Step 5: Build the Base and the Supports
Get a piece of scrap wood and drill two holes to support the copper wire. Sarah got some old house wire scraps and cut the insulation off for the side posts of the structure. Glue the wire into the wood if it looks like it needs it.
Step 6: Attach the DNA Strands
Electrify the sides by connecting the battery box. Solder the power to the base. Solder the strands in place as you build your DNA strand. Start rotating the strand as you build. The copper wire makes it easy to make a nice double helix!
Step 7: Start the Split
The last strand of the DNA contains the Helicase molecule instead of the Hydrogen bond. Use a (physically) larger 100 Ohm resistor to represent this molecule (Helicase). Then the next strand can be a split strand with no resistor and it does not light up. See and study the pictures.

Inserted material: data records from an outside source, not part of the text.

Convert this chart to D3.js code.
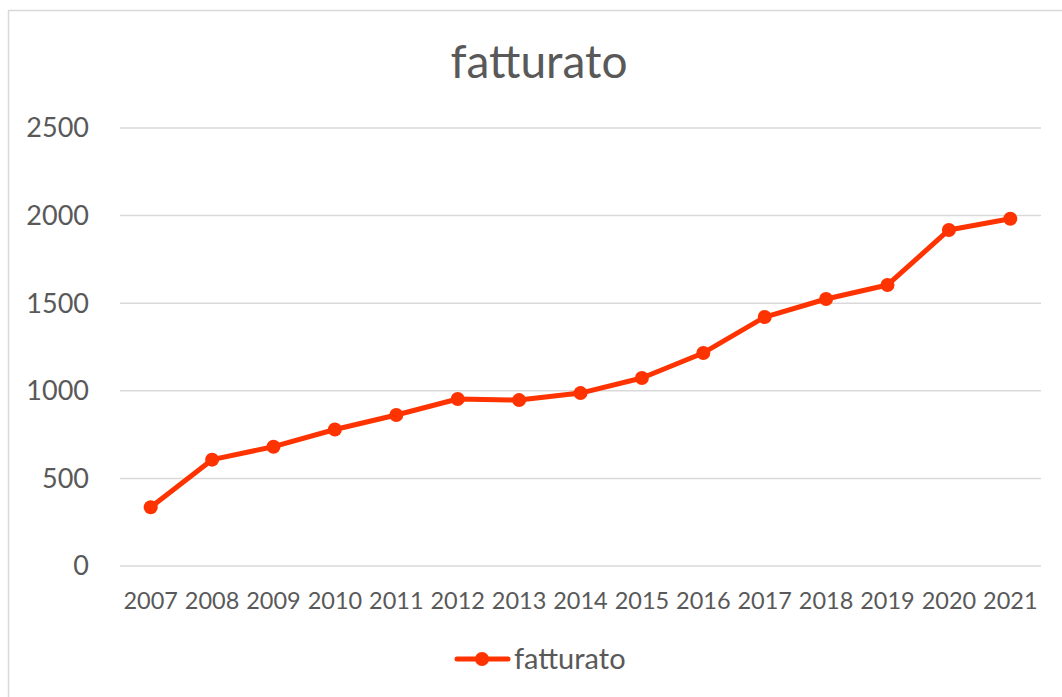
<!DOCTYPE html>
<html lang="it">
<head>
<meta charset="UTF-8">
<title>fatturato</title>
<script src="https://cdnjs.cloudflare.com/ajax/libs/d3/7.8.5/d3.min.js"></script>
<style>
  body { margin: 0; background: #fff; }
  svg { display: block; font-family: Lato, "Open Sans", sans-serif; }
</style>
</head>
<body>
<div id="chart"></div>
<script>
const years = ["2007","2008","2009","2010","2011","2012","2013","2014","2015","2016","2017","2018","2019","2020","2021"];
const fatturato = [335, 607, 681, 779, 862, 953, 947, 987, 1073, 1216, 1421, 1524, 1604, 1918, 1982];
const yTicks = [0, 500, 1000, 1500, 2000, 2500];

const width = 1062, height = 697;
const margin = { top: 128, right: 21, bottom: 131, left: 120 };
const color = "#ff3300";
const textColor = "#595959";

const svg = d3.select("#chart").append("svg")
  .attr("width", width).attr("height", height);

// chart area border
svg.append("rect")
  .attr("x", 8.5).attr("y", 10.5)
  .attr("width", width + 10).attr("height", height + 10)
  .attr("fill", "#fff").attr("stroke", "#d9d9d9").attr("stroke-width", 1.5);

const x = d3.scaleBand().domain(years)
  .range([margin.left, width - margin.right]);
const y = d3.scaleLinear().domain([0, 2500])
  .range([height - margin.bottom, margin.top]);

// gridlines
svg.append("g").selectAll("line").data(yTicks).join("line")
  .attr("x1", margin.left).attr("x2", width - margin.right)
  .attr("y1", d => y(d)).attr("y2", d => y(d))
  .attr("stroke", "#d9d9d9").attr("stroke-width", 1.5);

// y labels
svg.append("g").selectAll("text").data(yTicks).join("text")
  .attr("x", 89).attr("y", d => y(d)).attr("dy", "0.35em")
  .attr("text-anchor", "end")
  .attr("fill", textColor).style("font-size", "27px")
  .text(d => d);

// x labels
svg.append("g").selectAll("text").data(years).join("text")
  .attr("x", d => x(d) + x.bandwidth() / 2).attr("y", 601)
  .attr("dy", "0.35em")
  .attr("text-anchor", "middle")
  .attr("fill", textColor).style("font-size", "23.5px")
  .text(d => d);

// title
svg.append("text")
  .attr("x", 539).attr("y", 62).attr("dy", "0.35em")
  .attr("text-anchor", "middle")
  .attr("fill", textColor).style("font-size", "46px")
  .text("fatturato");

const pts = years.map((yr, i) => ({ yr, v: fatturato[i] }));
const line = d3.line()
  .x(d => x(d.yr) + x.bandwidth() / 2)
  .y(d => y(d.v));

svg.append("path").datum(pts)
  .attr("d", line)
  .attr("fill", "none").attr("stroke", color)
  .attr("stroke-width", 5).attr("stroke-linejoin", "round");

svg.append("g").selectAll("circle").data(pts).join("circle")
  .attr("cx", d => x(d.yr) + x.bandwidth() / 2)
  .attr("cy", d => y(d.v))
  .attr("r", 7)
  .attr("fill", color);

// legend
const lg = svg.append("g").attr("transform", "translate(0,659)");
lg.append("line")
  .attr("x1", 457).attr("x2", 508).attr("y1", 0).attr("y2", 0)
  .attr("stroke", color).attr("stroke-width", 5).attr("stroke-linecap", "round");
lg.append("circle").attr("cx", 482).attr("cy", 0).attr("r", 7).attr("fill", color);
lg.append("text")
  .attr("x", 514).attr("y", 0).attr("dy", "0.35em")
  .attr("fill", textColor).style("font-size", "29px")
  .text("fatturato");
</script>
</body>
</html>
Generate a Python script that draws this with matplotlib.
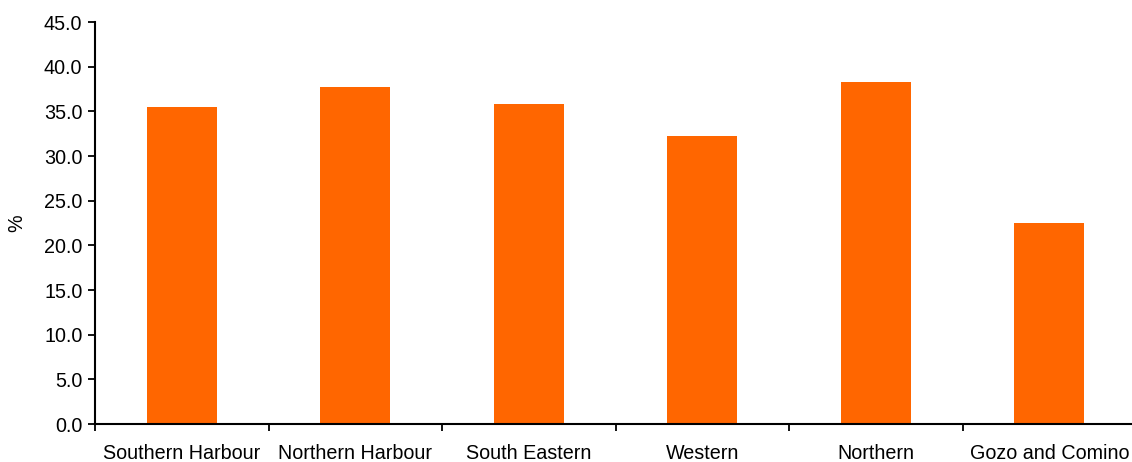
import matplotlib
matplotlib.use("Agg")
import matplotlib.pyplot as plt
import numpy as np

categories = ["Southern Harbour", "Northern Harbour", "South Eastern", "Western", "Northern", "Gozo and Comino"]
values = [35.5, 37.7, 35.8, 32.2, 38.3, 22.5]
yticks = [0, 5, 10, 15, 20, 25, 30, 35, 40, 45]

plt.rcParams['font.family'] = ['Liberation Sans', 'DejaVu Sans']
fs = 14.2

fig = plt.figure(figsize=(11.32, 4.62), dpi=100)
ax = fig.add_axes([95/1132, 1 - 424/462, 1 - 95/1132 + 4/1132, (424 - 22)/462])

x = np.arange(len(categories))
ax.bar(x, values, width=0.405, color='#FF6600', zorder=2)

ax.set_xlim(-0.5, len(categories) - 0.5)
ax.set_ylim(0, 45)
ax.set_yticks(yticks)
ax.set_yticklabels([f"{v:.1f}" for v in yticks], fontsize=fs)
ax.set_xticks(x - 0.5)
ax.set_xticklabels([])
ax.set_xticks(x, minor=True)
ax.set_xticklabels(categories, minor=True, fontsize=fs)
ax.tick_params(axis='x', which='minor', length=0, pad=14.5)
ax.tick_params(axis='x', which='major', length=5, width=1.3, direction='out')
ax.tick_params(axis='y', length=5, width=1.3, direction='out', pad=4)

for s in ['top', 'right']:
    ax.spines[s].set_visible(False)
for s in ['left', 'bottom']:
    ax.spines[s].set_linewidth(1.5)
ax.spines['bottom'].set_clip_on(False)

ax.set_ylabel('%', fontsize=fs)
ax.yaxis.set_label_coords(-0.066, 0.5)

fig.savefig('out.png', dpi=100)
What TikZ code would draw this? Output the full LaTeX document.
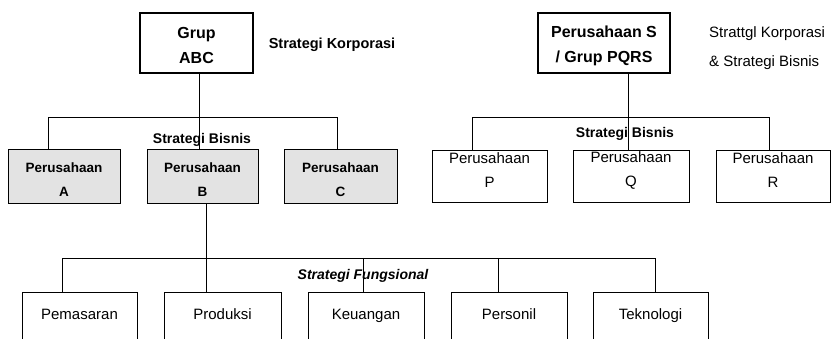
\documentclass[tikz,border=0pt]{standalone}
\usepackage{fontspec}
\setmainfont{Liberation Sans}
\begin{document}
\begin{tikzpicture}[x=1pt,y=-1pt,
  box/.style={draw=black,line width=1pt,rectangle,inner sep=0pt},
  topbox/.style={box,line width=2.8pt,minimum height=60pt},
  midbold/.style={box,fill=black!11,minimum height=54pt},
  midbox/.style={box,minimum height=52pt},
  funbox/.style={box,minimum height=52pt,align=center,font=\fontsize{15}{22}\selectfont,text height=10pt,text depth=8pt},
  toptxt/.style={inner sep=0pt,align=center,font=\fontsize{16}{25}\selectfont\bfseries},
  boldtxt/.style={inner sep=0pt,align=center,font=\fontsize{13.5}{24}\selectfont\bfseries},
  regtxt/.style={inner sep=0pt,align=center,font=\fontsize{15}{24}\selectfont},
  lbl/.style={inner sep=0pt,font=\fontsize{14}{17}\selectfont\bfseries},
  conn/.style={draw=black,line width=0.9pt}]
\useasboundingbox (0,0) rectangle (839,339);
\clip (0,0) rectangle (839,339);
% top level
\node[topbox,minimum width=113pt] (abc) at (196.5,43) {};
\node[toptxt] (abct) at (196.5,45.5) {Grup\\ABC};
\node[topbox,line width=2.4pt,minimum width=132pt] (S) at (604,43) {};
\node[toptxt] (St) at (604,45.5) {Perusahaan S\\/ Grup PQRS};
% second level
\node[midbold,minimum width=112pt] (A) at (64,177) {};
\node[midbold,minimum width=111pt] (B) at (202.5,177) {};
\node[midbold,minimum width=113pt] (C) at (340.5,177) {};
\node[boldtxt] (At) at (64,180) {Perusahaan\\A};
\node[boldtxt] (Bt) at (202.5,180) {Perusahaan\\B};
\node[boldtxt] (Ct) at (340.5,180) {Perusahaan\\C};
\node[midbox,minimum width=115pt] (P) at (489.5,177) {};
\node[midbox,minimum width=116pt] (Q) at (631,177) {};
\node[midbox,minimum width=114pt] (R) at (773,177) {};
\node[regtxt] (Pt) at (489.5,170.5) {Perusahaan\\P};
\node[regtxt] (Qt) at (631,170.5) {Perusahaan\\Q};
\node[regtxt] (Rt) at (773,170.5) {Perusahaan\\R};
% functional level
\node[funbox,minimum width=115pt] (f1) at (79.5,319) {Pemasaran};
\node[funbox,minimum width=117pt] (f2) at (222.5,319) {Produksi};
\node[funbox,minimum width=116pt] (f3) at (366,319) {Keuangan};
\node[funbox,minimum width=116pt] (f4) at (509,319) {Personil};
\node[funbox,minimum width=115pt] (f5) at (650.5,319) {Teknologi};
% junction points
\coordinate (ta) at (48,117);
\coordinate (tm) at (199,117);
\coordinate (tc) at (337,117);
\coordinate (tp) at (472,117);
\coordinate (tq) at (628,117);
\coordinate (tr) at (769,117);
\coordinate (b1) at (62,258);
\coordinate (b2) at (206,258);
\coordinate (b3) at (363,258);
\coordinate (b4) at (498,258);
\coordinate (b5) at (655,258);
% connectors left group
\draw[conn] (tm |- abc.south) -- (tm |- B.north);
\draw[conn] (ta |- A.north) -- (ta) -- (tc) -- (tc |- C.north);
% connectors right group
\draw[conn] (tq |- S.south) -- (tq |- Q.north);
\draw[conn] (tp |- P.north) -- (tp) -- (tr) -- (tr |- R.north);
% connectors functional
\draw[conn] (b2 |- B.south) -- (b2 |- f2.north);
\draw[conn] (b1 |- f1.north) -- (b1) -- (b5) -- (b5 |- f5.north);
\draw[conn] (b3) -- (b3 |- f3.north);
\draw[conn] (b4) -- (b4 |- f4.north);
% labels
\node[lbl,font=\fontsize{14.5}{17}\selectfont\bfseries] (lk) at (332,45) {Strategi Korporasi};
\node[lbl] (lb1) at (202,140) {Strategi Bisnis};
\node[lbl] (lb2) at (625,134) {Strategi Bisnis};
\node[lbl,font=\fontsize{14}{17}\selectfont\bfseries\itshape] (lf) at (363,276) {Strategi Fungsional};
\node[inner sep=0pt,align=left,anchor=west,font=\fontsize{15}{29}\selectfont] (lr) at (709,48) {Strattgl Korporasi\\\& Strategi Bisnis};
\end{tikzpicture}
\end{document}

After you have built about 6 to 8 strands going up you will want to split your model into two strands. Here is where you have to pay careful attention to what is positive and negative. You will need to cut a couple more pieces of thick copper wire for the 'other side' of the split pieces. It is important to look at the drawing to see where the power is on this circuit. You do not want to accidently short the battery + and - on the model. Sarah soldered two piece of white copper to jumper the outside + and - to the inside + and - of the split.
Step 8: Wire the Split
Continue wiring up the split, soldering and testing as you go. Soldering is fun, isn't it! Attach a big capacitor the the base of the split. This represents the splitting molecule, Polymerase. Keep bending the wire and shaping the DNA model as needed.
Step 9: Create the Legend and Finish!
Create the legend and glue it onto the block. Also use double stick tape to glue the battery holder to the wooden base. Finally use tape to create the sugar and phosphate groups up the side of the DNA model. Sarah used green and yellow electrical tape. This is your model, you can use whatever colors suit you best!
Finally, take your model into class and smile big! You just created something awesome!